Originally I had planned to spend yester evening on the duos of These Unlikely Events (I need to fling № 4 into Sibelius — a software whose survival seems now imperiled — and to lay out parts for № 5, and check on parts for the earlier ones . . . maybe just one, 3) and on Après-lullaby (sorting out the conversion from cello ensemble to string quartet). But (per last night's post) instead I concentrated on chopping out a flute solo piece.
I began scribbling on the 17:10 train out of North Station . . . obviously stopped the pen while driving home, picking up some groceries (needed some flounder fillets, tinned peas, butter, &c.) and eating dinner (a lovely roast chicken) . . . and had the score ready for delivery at 21:30.
As I took up the pen on that train, I had in my notebook a few pages of sketches for a number of other pieces; and I freely drew on motifs there 'available'; so this flute solo is a kind of commentary on a couple of other pieces.  Thus the title is Airy Distillatesairy for the flute, distillates for the derivation of materials.
There is even a Twitter pun in the piece's scheme.
Separately: I've been living with King Kong: Jean-Luc Ponty Plays the Music of FZ for a few days (mostly I've been composing or otherwise working on my own music, so I've been a little lazy with the CD player at home).  Kind of nice, but a little . . . smoothed-out, overall. At the very least, though, worthwhile for the Ur-text of Music for Electric Violin and Low-Budget Orchestra.  Not entirely a bad thing, but the general feel of the album strikes me as, Zappa gone easy-listening.  Interesting alternative readings, though the brevity of "King Kong" (which I perforce remember as a massive suite of variations on the fourth side of the double-LP Uncle Meat) I find intrinsically slight.  It has, however, piqued my curiosity to revisit a Ponty album which I used to have on cassette tape, back when:  Mystical Adventures.
It's a momentous day!  Young Helen brings the Cello Sonatina in to her lesson to-day. I'm on tenterhooks . . . .

Imitative finish

This morning, I had a good look at the closing 28 measures (Largamente assai) of Après-lullaby, and I believe I have found the solution. The whole movement up to that double-bar will fit the string quartet scoring, untransposed. But, that last flourish of imitation, no.  I have not wanted to transpose the first 126 measures of the piece, in order to accommodate the closing 20%.

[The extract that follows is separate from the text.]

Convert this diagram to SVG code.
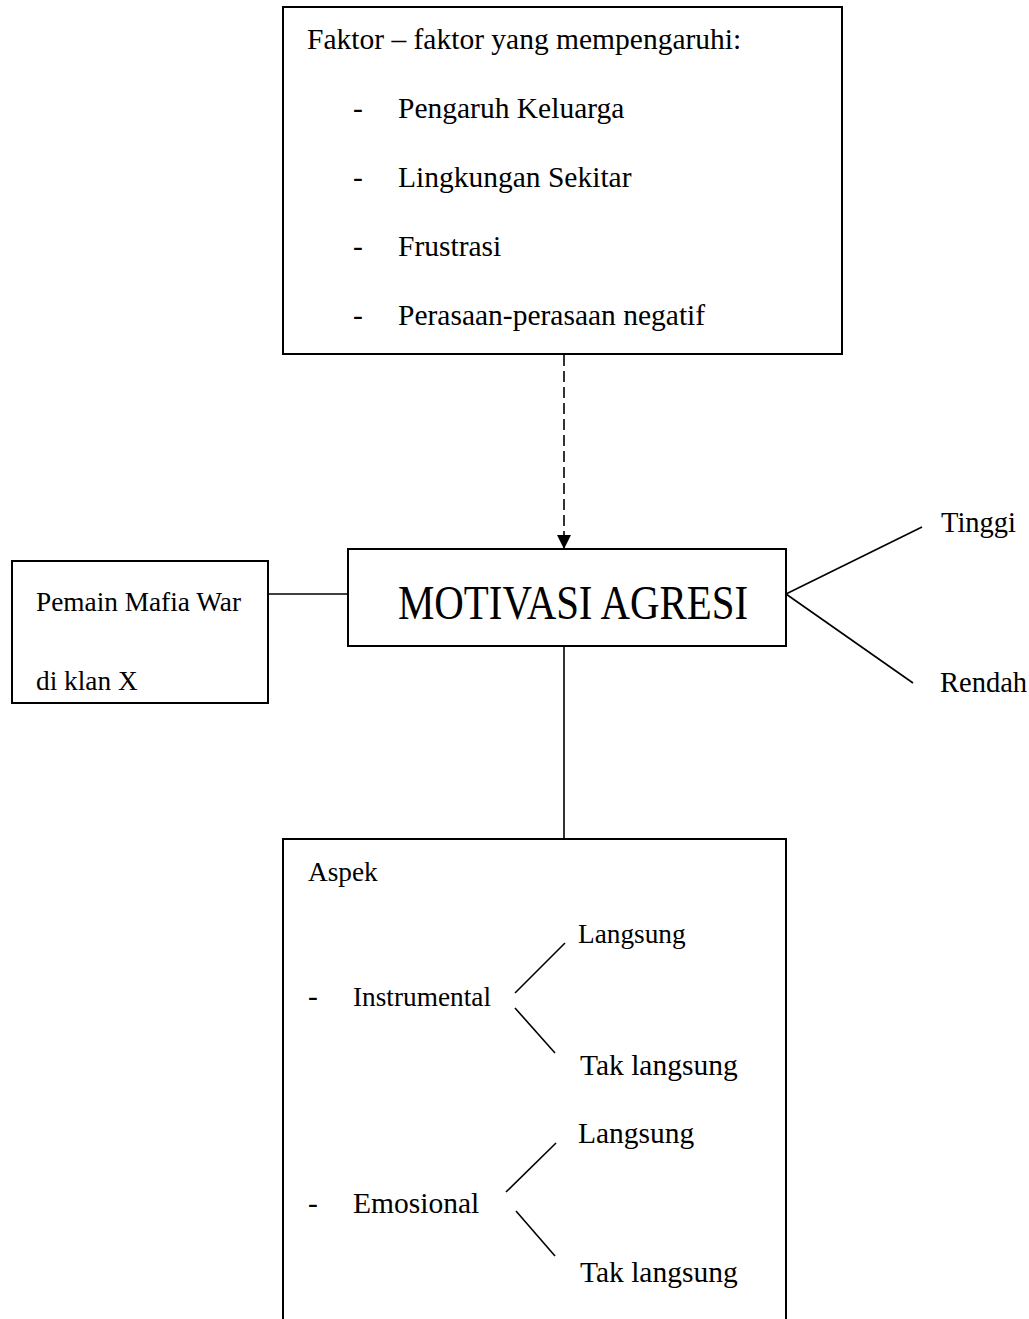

The chord in m.126 is a stack of fifths (though not voiced so plainly): G, D, A, E. The E is in the bass, which then resolves up a semitone to begin the point of imitation on F.

It is an easy matter to re-voice that chord in m.126 so that the A is in the bass, resolving up a semitone to B-flat — and if I transpose that section up a perfect fourth, it will work fine — at one point Vn II and Va will need to swap parts II & III, and I'll want to broaden the overall range by raising the violins an octave for a few measures … but the conversion will be smooth.

The result may, indeed, be an arguable improvement upon the original.